Mr Castledine had claimed Entrepreneur’s Relief on a share disposal on the basis that he held the required 5% shareholding in a company to claim the relief. However, the Tribunal found that the company’s deferred shares were considered ordinary shares which meant that the taxpayer only owned 4.99% of the shares in the company. This prevented him from claiming Entrepreneur’s Relief.
In this case, the Tribunal considered s169S(3) and (5) of the Taxation of Chargeable Gains Act and the meaning of ‘ordinary share capital’ as defined in s989 of the Income Tax Act 2007.
In the company concerned, there had been created A ordinary shares, B ordinary shares, deferred shares and preference shares. The issue in this case was that if the deferred shares were considered as ordinary shares within the meaning of the legislation, the taxpayer held 4.99% of the shares in the company whereas if the deferred shares were not considered as ordinary shares, the taxpayer held the required 5% shares in the company to claim Entrepreneurs Relief.
The deferred shares had been created as a method of removing the B ordinary shares from any shareholder that either left the company, retired etc, as an alternative to the company buying back its own shares.
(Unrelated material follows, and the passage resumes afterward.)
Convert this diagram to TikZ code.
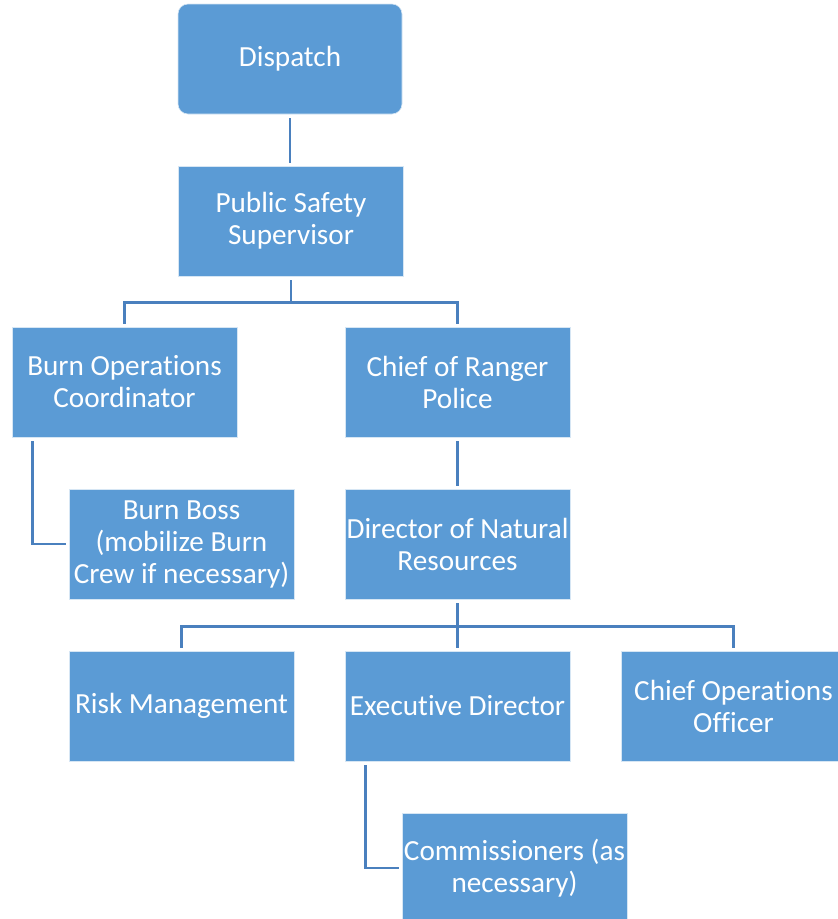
\documentclass[tikz,border=0pt]{standalone}
\usepackage{fontspec}
\setmainfont{Carlito}[Ligatures=NoCommon]
\definecolor{boxblue}{HTML}{5B9BD5}
\definecolor{linkblue}{HTML}{4A80BE}
\begin{document}
\begin{tikzpicture}[x=1pt,y=-1pt,
  unit/.style={fill=boxblue, draw=white!75!boxblue, line width=0.6pt,
    minimum width=225pt, minimum height=110pt, inner sep=0pt,
    text=white, align=center, font=\fontsize{29.2}{32}\selectfont},
  link/.style={draw=linkblue, line width=2.6pt, shorten <=4pt, shorten >=3pt}]
\useasboundingbox (0,0) rectangle (838,919);

% boxes of the chart
\node[unit, rounded corners=10pt, minimum width=224pt] (disp) at (290,59) {Dispatch};
\node[unit] (pss) at (291,221) {Public Safety\\Supervisor};
\node[unit] (boc) at (124.5,382) {Burn Operations\\Coordinator};
\node[unit] (crp) at (457.5,382) {Chief of Ranger\\Police};
\node[unit] (bb)  at (181.5,544) {Burn Boss\\(mobilize Burn\\Crew if necessary)};
\node[unit] (dnr) at (457.5,544) {Director of Natural\\Resources};
\node[unit] (rm)  at (181.5,706) {Risk Management};
\node[unit] (ed)  at (457.5,706) {Executive Director};
\node[unit] (coo) at (733.5,706) {Chief Operations\\Officer};
\node[unit] (com) at (514.5,868) {Commissioners (as\\necessary)};

% reporting lines
\draw[link] (disp.south) -- (disp.south |- pss.north);
\draw[link] (pss.south) -- ++(0,26) -| (boc.north);
\draw[link] (pss.south) -- ++(0,26) -| (crp.north);
\draw[link] ([xshift=21pt]boc.south west) |- (bb.west);
\draw[link] (crp.south) -- (dnr.north);
\draw[link] (dnr.south) -- ++(0,27) -| (rm.north);
\draw[link] (dnr.south) -- ++(0,27) -| (coo.north);
\draw[link] (dnr.south) -- (ed.north);
\draw[link] ([xshift=21pt]ed.south west) |- (com.west);
\end{tikzpicture}
\end{document}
These shares were then transferred to an employee benefit trust.
The Tribunal analysed a case history of legislative interpretation and it was seen that the courts have sought to give effect to the obvious intention of the legislature and it is on where this would produce a ‘wholly unreasonable result’ that an alternative approach may be considered.
In light of this, the taxpayer argued that the deferred shares had none of the characteristics of ordinary shares because they did not carry any voting rights, right to dividend etc.
HMRC argued that the meaning of the legislation was perfectly clear and that there was no need for the Tribunal to look beyond the legislation when considering the classification of deferred shares and the required 5% shareholding.
The Tribunal accepted HMRC's argument that the legislation was "perfectly straightforward, not ambiguous, and did not produce a result which was at odds with the intention of Parliament". Therefore, although any legislation should be given a purposive construction, it was not for the Tribunal to deconstruct legislation to insert interpretation where there had not been any and therefore this case for the taxpayer fell on that dividing line. The Tribunal did not accept any of the taxpayer's arguments and therefore the appeal for the Entrepreneur's Relief failed.
The Tribunal rejected the taxpayer's arguments because it found that there was nothing that made the deferred shares any different to ordinary shares because they were capable of being redeemed. The Tribunal also found that there was no reason why it should interpret the legislation such that this case was not to be found to go against the clear intention of Parliament in drafting the legislation. Additionally, the Tribunal were aware that interpreting the legislation in this way would create some difficult borderline cases but that Parliament had intended to create a dividing line, albeit artificial, between ordinary shares and other types of shares and the Tribunal considered that there was no need to depart from this intention in this case.
This case is an important reminder of the strict rules that apply, not only in relation to Entrepreneur's Relief but any tax relief. As such, similar borderline cases are likely to come up and therefore a strict adherence to the rules by a taxpayer is paramount.